The sentence was just and could have been (and should have been) much harsher. But nonetheless, his life has been destroyed by the decisions he made on July 25, 2019.
Even in the future, when he has finally finished his sentence, he will need to live with the memories and knowledge of how he took another human being’s life in a colossal act of stupidity.
He may have destroyed and thrown away his own life, but he is not the victim in this story. That tragic honor belongs to Sivananaintha Perumal, a resident of Woodhaven who was on his way to work at Dunkin’ Donuts in Howard Beach when his life was taken away.

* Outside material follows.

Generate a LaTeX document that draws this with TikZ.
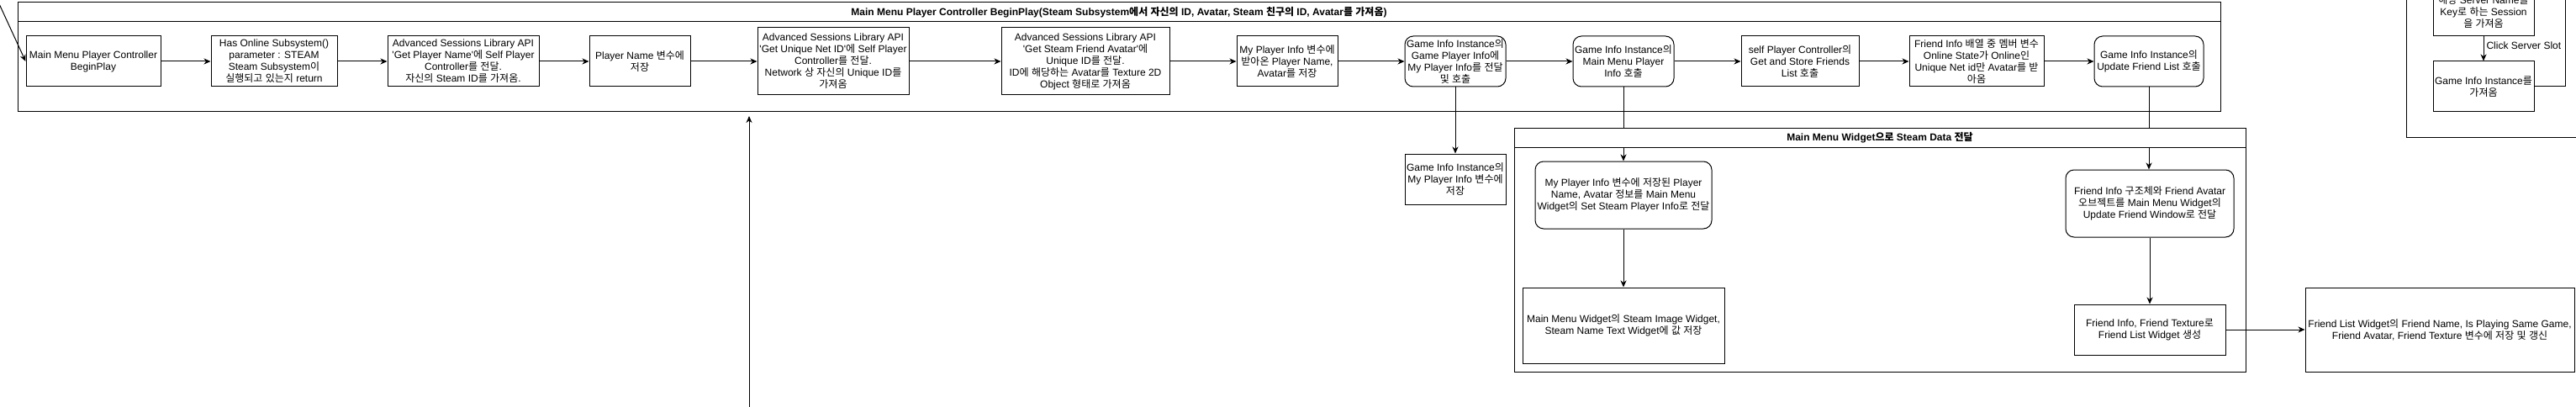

Mr. Perumal was crossing Woodhaven Boulevard at 91st Avenue at 5 a.m. to wait for a bus when he was struck by a car that had been clocked traveling 92 miles per hour. The details of the collision are gruesome and heartbreaking.
The driver struck the man so hard — warning, it’s hard to read this — that he dismembered parts of his body. The front of his car was smashed.
Life is a series of choices. Sometimes we make bad choices and, hopefully, we do a course-correction and make a good choice to balance it out. But this young man made a bad choice followed up by another bad choice followed up by another.
He decided to speed on Woodhaven Boulevard. He struck a man and did not stop. And then he said nothing for two weeks until the police found and arrested him.
And just like that, this young man’s life was needlessly destroyed. I say needlessly because what was this young man trying to accomplish by speeding on Woodhaven Boulevard?
He took Sivananaintha Perumal’s life for nothing. And he will have many long nights behind bars to live with the memories of that night echoing in his head.
If you’re out really late or up very early, you’ll see a lot of speeding cars on Woodhaven Boulevard. Maybe not so many topping 90 miles per hour, but you’ll see more than a few cars cruising past the speed limit.
And for what? To beat the next light? To get where you’re going two minutes faster?
If you’re the kind of person who likes to speed, congratulations for reading this far. I know you think this would never happen to you, or you justify it by saying that you only do it when the road is empty.
Or you might convince yourself that you’re just too gifted a driver to ever let that happen.
The young man behind bars for killing Sivananaintha Perumal once thought the same thing.
Then he made a series of bad choices and his life is in ruins, his freedom gone. Don’t make the same mistake. Don’t throw your life away.
Shortly after Mr. Perumal was killed, close to two-dozen residents joined the Woodhaven Residents’ Block Association holding homemade signs with simple messages laong Woodhaven Boulevard.
One asked drivers to slow down. Another reminded drivers that a man was killed at this spot by a car going 92 miles per hour. Some drivers acknowledged the message with a wave and a smile. Others, believe it or not, were not so friendly.
After reading the signs while sitting at a red light, some drivers sped off at the first sign of green, exerting a little extra “oomph” on the gas pedal as they drove away.
Seriously, what kind of person sees a sign that a man was killed by a speeding car at that very spot, and then speeds off to make some sort of point?
When it was announced back in May that the speed limit on Woodhaven Boulevard was being reduced from 30 to 25 miles per hour, I read several complaints about this online.
Perhaps one of those speeding drivers or online complainers can explain their need to speed to the family of Sivananaintha Perumal.